# medium voltage burial



## DEA AGENT (May 21, 2008)

Does an underground conduit carrying medium voltage cable have to be encased in concrete? 

The specs say to bury with sand, but the general says we must use concrete. I don't see anything about this in the NEC...


----------



## DEA AGENT (May 21, 2008)

is this the million dollar question or what?

no clues? 

hurry up.


----------



## Kletis (Jan 18, 2008)

What is it running under? As long as it is not under a driveway or road you shouldn't. I don't have my codebook on me so I can not find a reference for you at the moment.


----------



## mkgrady (May 20, 2008)

MV cable is often in conduit which is sometimes encased in concrete but it is not required. Sometimes the cable is direct buried with no conduit at all.


----------



## Louieb (Mar 19, 2007)

depends what kind of conduit see art 330.50 and table 300.50 if non metalic see note 2-2 ( yes )depending on listing.My personal opinion is to install conduit on standoffs,encase with concrete,colored,backfill with sand,and metal marking tape.This is too much juice to do the min required.


----------



## randomkiller (Sep 28, 2007)

DEA AGENT said:


> Does an underground conduit carrying medium voltage cable have to be encased in concrete?
> 
> The specs say to bury with sand, but the general says we must use concrete. I don't see anything about this in the NEC...


 
What not just let the general decide? With a SN like "DEA AGENT" why aren't you posting on an ABC site
(CIA, DIA, NIA, NSA, NDA, FBI, ETC)?


----------



## DEA AGENT (May 21, 2008)

Louieb said:


> depends what kind of conduit see art 330.50 and table 300.50 if non metalic see note 2-2 ( yes )depending on listing.My personal opinion is to install conduit on standoffs,encase with concrete,colored,backfill with sand,and metal marking tape.This is too much juice to do the min required.

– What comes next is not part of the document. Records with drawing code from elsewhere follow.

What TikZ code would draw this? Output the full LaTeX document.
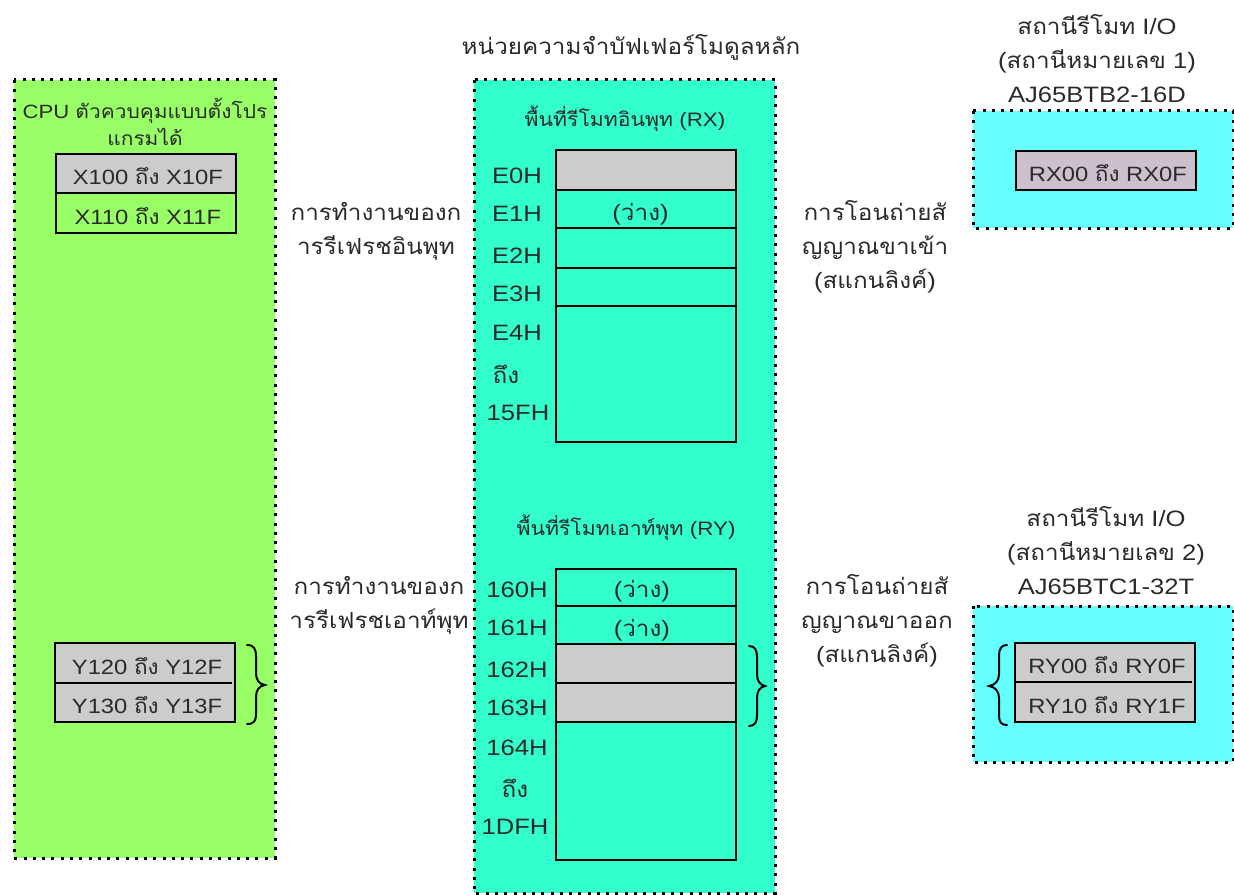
\documentclass[tikz,border=0pt]{standalone}
\usepackage{fontspec}
\setmainfont[FakeStretch=1.15]{Liberation Sans}
\newfontfamily\thaifont[Script=Thai,FakeStretch=1.09]{Loma}
\newcommand{\tf}[1]{{\thaifont #1}}
\definecolor{panelgreen}{HTML}{99FF66}
\definecolor{panelteal}{HTML}{33FFCC}
\definecolor{panelcyan}{HTML}{66FFFF}
\definecolor{cellgray}{HTML}{CCCCCC}
\definecolor{cellmauve}{HTML}{CCC0CC}
\definecolor{ink}{HTML}{2A2A2A}
\newcommand{\bigtxt}{\fontsize{16.7}{25.5}\selectfont}
\newcommand{\celltxt}{\fontsize{15.5}{20}\selectfont}
\newcommand{\smalltxt}{\fontsize{14.4}{20}\selectfont}
\newcommand{\subtxt}{\fontsize{14.6}{20}\selectfont}
\tikzset{
  panel/.style={line width=2.25pt,line cap=butt,dash pattern=on 2.25pt off 4.7pt,draw=black},
  cellbox/.style={draw=black,line width=1.3pt,minimum width=135pt,inner sep=0pt,anchor=north west,text=ink,font=\celltxt},
  plainbox/.style={cellbox,draw=none,outer sep=0pt},
  txt/.style={text=ink,inner sep=0pt,align=center,font=\bigtxt},
  brace/.style={draw=black,line width=1.5pt,line cap=round,fill=none},
  outline/.style={draw=black,line width=1.3pt},
}
% #1 name, #2 corner, #3 height px, #4 fill, #5 text
\newcommand{\cellat}[5]{\node[cellbox,minimum height=#3*0.75pt,fill=#4] (#1) at (#2) {#5};}
\newcommand{\plainat}[5]{\node[plainbox,minimum height=#3*0.75pt,fill=#4] (#1) at (#2) {#5};}
% cell text, lowered and nudged to the right as printed
\newcommand{\celltext}[1]{\hspace{3pt}\smash{\raisebox{-8.4pt}{#1}}}
% "(free)" label, lowered and nudged to the left
\newcommand{\freetext}[2]{\smash{\raisebox{-#2}{\fontsize{16.7}{20}\selectfont(\tf{ว่าง})}}\rule{#1}{0pt}}
\begin{document}
\begin{tikzpicture}[x=0.75pt,y=-0.75pt,font=\bigtxt]
\useasboundingbox (0,0) rectangle (1234,895);
% panels
\fill[panelgreen] (14,80) rectangle (275,858);
\draw[panel] (14,80) rectangle (275,858);
\fill[panelteal] (474,80) rectangle (775,893);
\draw[panel] (474,80) rectangle (775,893);
\fill[panelcyan] (973,111) rectangle (1233,228);
\draw[panel] (973,111) rectangle (1233,228);
\fill[panelcyan] (973,606) rectangle (1233,762);
\draw[panel] (973,606) rectangle (1233,762);
% titles
\node[txt] (maintitle) at (631,47) {\tf{หน่วยความจำบัฟเฟอร์โมดูลหลัก}};
\node[txt] (st1) at (1097,59) {\tf{สถานีรีโมท} I/O\\(\tf{สถานีหมายเลข} 1)\\AJ65BTB2-16D};
\node[txt] (st2) at (1106,551) {\tf{สถานีรีโมท} I/O\\(\tf{สถานีหมายเลข} 2)\\AJ65BTC1-32T};
\node[txt,font=\smalltxt] (cpu) at (145,122) {CPU \tf{ตัวควบคุมแบบตั้งโปร}\\\tf{แกรมได้}};
\node[txt] (refin) at (376,231) {\tf{การทำงานของก}\\\tf{ารรีเฟรชอินพุท}};
\node[txt] (refout) at (379,605) {\tf{การทำงานของก}\\\tf{ารรีเฟรชเอาท์พุท}};
\node[txt] (xferin) at (875,247) {\tf{การโอนถ่ายสั}\\\tf{ญญาณขาเข้า}\\(\tf{สแกนลิงค์})};
\node[txt] (xferout) at (877,621) {\tf{การโอนถ่ายสั}\\\tf{ญญาณขาออก}\\(\tf{สแกนลิงค์})};
\node[txt,font=\subtxt] (rxtitle) at (625,119) {\tf{พื้นที่รีโมทอินพุท} (RX)};
\node[txt,font=\subtxt] (rytitle) at (626,528) {\tf{พื้นที่รีโมทเอาท์พุท} (RY)};
% X / Y boxes
\cellat{x1}{55,153}{39}{cellgray}{\celltext{X100 \tf{ถึง} X10F}}
\cellat{x2}{55,192}{40}{panelgreen}{\celltext{X110 \tf{ถึง} X11F}}
\plainat{y1}{55,643}{40}{cellgray}{\celltext{Y120 \tf{ถึง} Y12F}}
\plainat{y2}{55,683}{39}{cellgray}{\celltext{Y130 \tf{ถึง} Y13F}}
\draw[outline] (y1.north west) rectangle (y2.south east);
\draw[outline] (y1.south west) -- ([xshift=-2.5pt]y1.south east);
% RX table
\cellat{rx0}{555,149}{40}{cellgray}{}
\cellat{rx1}{555,189}{38}{panelteal}{\freetext{8pt}{9pt}}
\cellat{rx2}{555,227}{40}{panelteal}{}
\cellat{rx3}{555,267}{38}{panelteal}{}
\cellat{rx4}{555,305}{136}{panelteal}{}
% RY table
\cellat{ry0}{555,568}{37}{panelteal}{\freetext{6pt}{7.8pt}}
\cellat{ry1}{555,605}{38}{panelteal}{\freetext{6pt}{9pt}}
\cellat{ry2}{555,643}{39}{cellgray}{}
\cellat{ry3}{555,682}{39}{cellgray}{}
\cellat{ry4}{555,721}{138}{panelteal}{}
% station boxes
\cellat{rxs}{1015,150}{39}{cellmauve}{\celltext{RX00 \tf{ถึง} RX0F}}
\plainat{rys1}{1015,643}{39}{cellgray}{\celltext{RY00 \tf{ถึง} RY0F}}
\plainat{rys2}{1015,682}{40}{cellgray}{\celltext{RY10 \tf{ถึง} RY1F}}
\draw[outline] (rys1.north west) rectangle (rys2.south east);
\draw[outline] (rys1.south west) -- ([xshift=-2.5pt]rys1.south east);
% address labels
\node[txt] (a0) at (517,176) {E0H};
\node[txt] (a1) at (517,214) {E1H};
\node[txt] (a2) at (517,256) {E2H};
\node[txt] (a3) at (517,294) {E3H};
\node[txt] (a4) at (517,333) {E4H};
\node[txt] (a5) at (506,374) {\tf{ถึง}};
\node[txt] (a6) at (518,413) {15FH};
\node[txt] (b0) at (517,590) {160H};
\node[txt] (b1) at (517,628) {161H};
\node[txt] (b2) at (517,670) {162H};
\node[txt] (b3) at (517,708) {163H};
\node[txt] (b4) at (517,748) {164H};
\node[txt] (b5) at (515,788) {\tf{ถึง}};
\node[txt] (b6) at (515,827) {1DFH};
% braces
\draw[brace] (247,645) .. controls (254,645) and (256,649) .. (256,656) -- (256,673) .. controls (256,680) and (259,684) .. (265,685) .. controls (259,686) and (256,690) .. (256,697) -- (256,714) .. controls (256,721) and (254,724) .. (247,724);
\draw[brace] (749,646) .. controls (755,646) and (757,650) .. (757,657) -- (757,674) .. controls (757,681) and (760,685) .. (765,686) .. controls (760,687) and (757,691) .. (757,698) -- (757,715) .. controls (757,722) and (755,726) .. (749,726);
\draw[brace] (1007,645) .. controls (1001,645) and (999,649) .. (999,656) -- (999,674) .. controls (999,681) and (995,685) .. (989,686) .. controls (995,687) and (999,691) .. (999,698) -- (999,715) .. controls (999,722) and (1001,725) .. (1007,725);
\end{tikzpicture}
\end{document}
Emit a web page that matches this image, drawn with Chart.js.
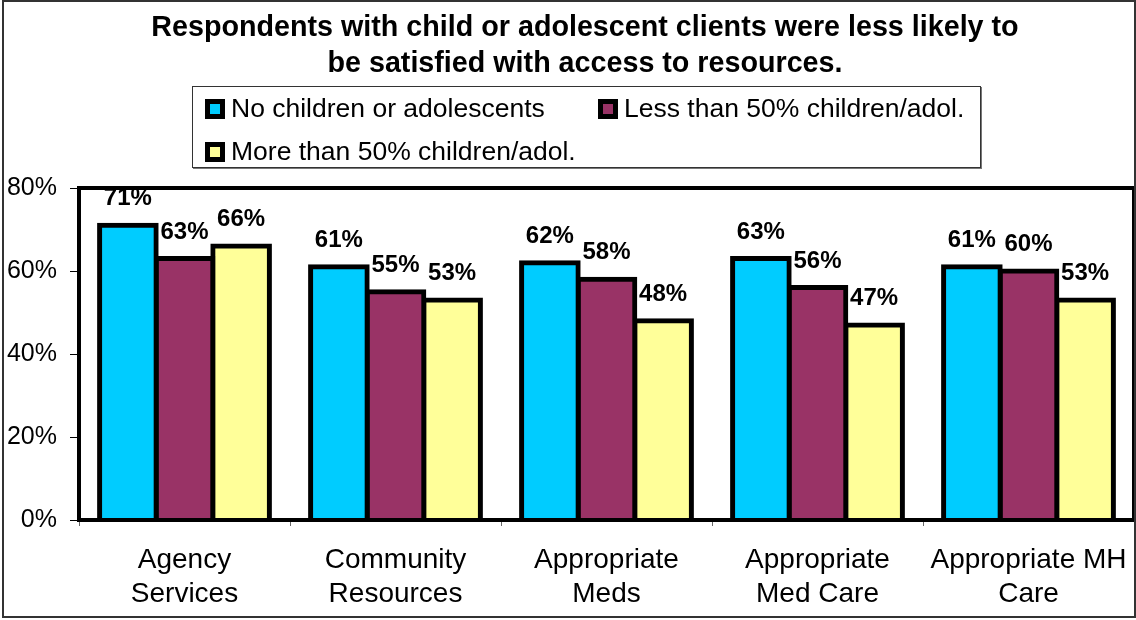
<!DOCTYPE html>
<html>
<head>
<meta charset="utf-8">
<script src="https://cdn.jsdelivr.net/npm/chart.js@4.4.1/dist/chart.umd.min.js"></script>
<style>
  body { margin: 0; background: #fff; }
  #wrap { position: relative; width: 1136px; height: 620px; overflow: hidden; font-family: "Liberation Sans", Arial, sans-serif; }
  #c { position: absolute; left: 0; top: 0; }
  #title { position: absolute; top: 8px; left: 0; width: 1170px; text-align: center; font-weight: bold; font-size: 28.7px; line-height: 36px; color: #000; }
  #legend { position: absolute; left: 192px; top: 86px; width: 789px; height: 82px; box-sizing: border-box; border: 1px solid #333; box-shadow: 1px 1px 0 #777; background: #fff;
            display: grid; grid-template-columns: 393px auto; grid-auto-rows: 43px; padding-left: 12px; }
  .item { display: flex; align-items: center; font-size: 26.5px; color: #000; white-space: nowrap; }
  .sw { width: 20px; height: 20px; box-sizing: border-box; border: 5px solid #000; margin-right: 6px; }
  #outline { position: absolute; left: 2px; top: 0; right: 0; bottom: 2px; border: 2px solid #333; pointer-events: none; }
</style>
</head>
<body>
<div id="wrap">
  <canvas id="c" width="1136" height="620"></canvas>
  <div id="title">Respondents with child or adolescent clients were less likely to<br>be satisfied with access to resources.</div>
  <div id="legend"></div>
  <div id="outline"></div>
</div>
<script>
// categorias (rótulos em duas linhas)
const categories = [
  ['Agency', 'Services'],
  ['Community', 'Resources'],
  ['Appropriate', 'Meds'],
  ['Appropriate', 'Med Care'],
  ['Appropriate MH', 'Care']
];

// séries
const seriesNames = ['No children or adolescents', 'Less than 50% children/adol.', 'More than 50% children/adol.'];
const seriesColors = ['#00CCFF', '#993366', '#FFFF99'];
const noChildren = [71, 61, 62, 63, 61];
const lessThanHalf = [63, 55, 58, 56, 60];
const moreThanHalf = [66, 53, 48, 47, 53];

// eixo y
const yMax = 80;
const yStep = 20;

const FONT = '"Liberation Sans", Arial, sans-serif';

// legenda em HTML
const legendBox = document.getElementById('legend');
seriesNames.forEach(function(name, i) {
  const item = document.createElement('div');
  item.className = 'item';
  const sw = document.createElement('span');
  sw.className = 'sw';
  sw.style.background = seriesColors[i];
  item.appendChild(sw);
  item.appendChild(document.createTextNode(name));
  legendBox.appendChild(item);
});

// moldura da área do gráfico + rótulos dos valores
const framePlugin = {
  id: 'frame',
  afterDatasetsDraw(chart) {
    const ctx = chart.ctx;
    const a = chart.chartArea;
    ctx.save();
    ctx.lineWidth = 4;
    ctx.strokeStyle = '#000';
    ctx.strokeRect(a.left, a.top, a.right - a.left, a.bottom - a.top);

    ctx.font = 'bold 24px ' + FONT;
    ctx.fillStyle = '#000';
    ctx.textAlign = 'center';
    ctx.textBaseline = 'alphabetic';
    chart.data.datasets.forEach(function(ds, i) {
      chart.getDatasetMeta(i).data.forEach(function(bar, j) {
        ctx.fillText(ds.data[j] + '%', bar.x, bar.y - 20);
      });
    });
    ctx.restore();
  }
};

const allSeries = [noChildren, lessThanHalf, moreThanHalf];

new Chart(document.getElementById('c'), {
  type: 'bar',
  data: {
    labels: categories,
    datasets: allSeries.map(function(vals, i) {
      return {
        label: seriesNames[i],
        data: vals,
        backgroundColor: seriesColors[i],
        borderColor: '#000',
        borderWidth: 5,
        inflateAmount: 2.5,
        categoryPercentage: 0.805,
        barPercentage: 1.0
      };
    })
  },
  options: {
    responsive: false,
    animation: false,
    devicePixelRatio: 1,
    layout: { padding: { top: 188, right: 2, left: 0, bottom: 0 } },
    plugins: {
      legend: { display: false },
      title: { display: false },
      tooltip: { enabled: false }
    },
    scales: {
      x: {
        border: { display: false },
        grid: { drawOnChartArea: false, offset: true, tickLength: 6, color: '#666' },
        ticks: { font: { size: 28, family: FONT, lineHeight: 1.22 }, color: '#000', padding: 17, maxRotation: 0, autoSkip: false },
        afterFit: function(s) { s.height = 100; s.paddingLeft = 0; s.paddingRight = 0; }
      },
      y: {
        min: 0,
        max: yMax,
        border: { display: false },
        grid: { drawOnChartArea: false, tickLength: 9, color: '#000' },
        ticks: { stepSize: yStep, font: { size: 25, family: FONT }, color: '#000', padding: 13,
                 callback: function(v) { return v + '%'; } },
        afterFit: function(s) { s.width = 79; }
      }
    }
  },
  plugins: [framePlugin]
});
</script>
</body>
</html>
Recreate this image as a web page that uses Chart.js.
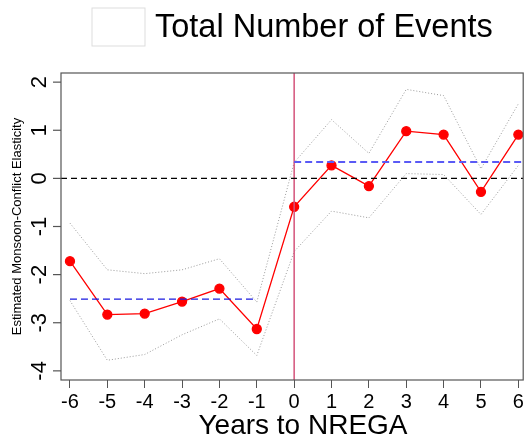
<!DOCTYPE html>
<html><head><meta charset="utf-8">
<script src="https://cdn.jsdelivr.net/npm/chart.js"></script>
<style>html,body{margin:0;background:#fff}#wrap{width:529px;height:443px}</style>
</head><body><div id="wrap"><canvas id="c"></canvas></div>
<script>
const years = [-6, -5, -4, -3, -2, -1, 0, 1, 2, 3, 4, 5, 6];
const estimate = [-1.72, -2.83, -2.81, -2.56, -2.29, -3.13, -0.59, 0.27, -0.16, 0.98, 0.91, -0.28, 0.91];
const upper = [-0.93, -1.9, -1.98, -1.9, -1.67, -2.57, 0.33, 1.22, 0.52, 1.85, 1.72, 0.2, 1.55];
const lower = [-2.54, -3.78, -3.66, -3.25, -2.92, -3.68, -1.52, -0.68, -0.82, 0.1, 0.08, -0.75, 0.27];
const preMean = -2.51, postMean = 0.34;
const yTicks = [2, 1, 0, -1, -2, -3, -4];
const X_MIN = -6.24, X_MAX = 6.13, Y_MIN = -4.19, Y_MAX = 2.19;

const pts = arr => years.map((x, i) => ({ x, y: arr[i] }));
const FONT = 'Liberation Sans, Arial, sans-serif';

const decor = {
  id: 'decor',
  afterDraw(chart) {
    const { ctx, chartArea: a, scales: { y } } = chart;
    ctx.save();
    ctx.strokeStyle = '#555'; ctx.lineWidth = 1.2;
    ctx.strokeRect(a.left, a.top, a.right - a.left, a.bottom - a.top);
    // y ticks, rotated labels
    ctx.fillStyle = '#000'; ctx.font = '22px ' + FONT;
    ctx.textAlign = 'center'; ctx.textBaseline = 'middle';
    yTicks.forEach(v => {
      const py = y.getPixelForValue(v);
      ctx.beginPath(); ctx.moveTo(a.left - 8, py); ctx.lineTo(a.left, py); ctx.stroke();
      ctx.save(); ctx.translate(40, py); ctx.rotate(-Math.PI / 2);
      ctx.fillText(String(v), 0, 0); ctx.restore();
    });
    ctx.save(); ctx.translate(17, (a.top + a.bottom) / 2); ctx.rotate(-Math.PI / 2);
    ctx.font = '13px ' + FONT; ctx.fillText('Estimated Monsoon-Conflict Elasticity', 0, 0); ctx.restore();
    // x title
    ctx.font = '28px ' + FONT;
    ctx.fillText('Years to NREGA', 303, 426);
    // legend
    ctx.strokeStyle = '#ddd'; ctx.lineWidth = 1;
    ctx.strokeRect(92, 8, 53, 38);
    ctx.font = '32.5px ' + FONT; ctx.textAlign = 'left';
    ctx.fillText('Total Number of Events', 155, 28);
    ctx.restore();
  }
};

new Chart(document.getElementById('c'), {
  type: 'scatter',
  data: {
    datasets: [
      { data: [{ x: X_MIN, y: 0 }, { x: X_MAX, y: 0 }], showLine: true, borderColor: '#000', borderWidth: 1.2, borderDash: [6, 4], pointRadius: 0 },
      { data: [{ x: -6, y: preMean }, { x: -1, y: preMean }], showLine: true, borderColor: '#1a1ae0', borderWidth: 1.3, borderDash: [7, 4], pointRadius: 0 },
      { data: [{ x: 0, y: postMean }, { x: X_MAX, y: postMean }], showLine: true, borderColor: '#5a5af5', borderWidth: 2, borderDash: [7, 4], pointRadius: 0 },
      { data: [{ x: 0, y: Y_MIN }, { x: 0, y: Y_MAX }], showLine: true, borderColor: '#d4537a', borderWidth: 1.5, pointRadius: 0 },
      { data: pts(upper), showLine: true, borderColor: '#999', borderWidth: 1, borderDash: [1, 2], pointRadius: 0 },
      { data: pts(lower), showLine: true, borderColor: '#999', borderWidth: 1, borderDash: [1, 2], pointRadius: 0 },
      { data: pts(estimate), showLine: true, borderColor: '#f00', borderWidth: 1.3, pointRadius: 4.5, pointBackgroundColor: '#f00', pointBorderColor: '#f00' }
    ]
  },
  options: {
    responsive: true, maintainAspectRatio: false, animation: false,
    layout: { padding: { top: 73, right: 2, left: 0, bottom: 0 } },
    plugins: { legend: { display: false }, tooltip: { enabled: false } },
    scales: {
      x: {
        type: 'linear', min: X_MIN, max: X_MAX,
        afterFit: s => { s.height = 63; },
        afterBuildTicks: s => { s.ticks = years.map(v => ({ value: v })); },
        grid: { drawOnChartArea: false, tickLength: 8, color: '#555' },
        border: { display: false },
        ticks: { color: '#000', font: { size: 20, family: FONT }, padding: 2, maxRotation: 0 }
      },
      y: {
        min: Y_MIN, max: Y_MAX,
        afterFit: s => { s.width = 61; },
        grid: { display: false }, border: { display: false },
        ticks: { display: false }
      }
    }
  },
  plugins: [decor]
});
</script></body></html>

I agree. He isn't asking for red dye slurry, but 3,000 psi concrete. The only problem is that we will eat the cost, but oh well....not that big o' deal. 



> What not just let the general decide? With a SN like "DEA AGENT" why aren't you posting on an ABC site
> (CIA, DIA, NIA, NSA, NDA, FBI, ETC)?


ECT? I am not familliar with that department. It must be for super secret ******* robot alien pirate ninjas only.


----------



## randomkiller (Sep 28, 2007)

DEA AGENT said:


> I agree. He isn't asking for red dye slurry, but 3,000 psi concrete. The only problem is that we will eat the cost, but oh well....not that big o' deal.
> 
> 
> 
> ECT? I am not familliar with that department. It must be for super secret ******* robot alien pirate ninjas only.


It was stated ETC was that too many letters for you?


----------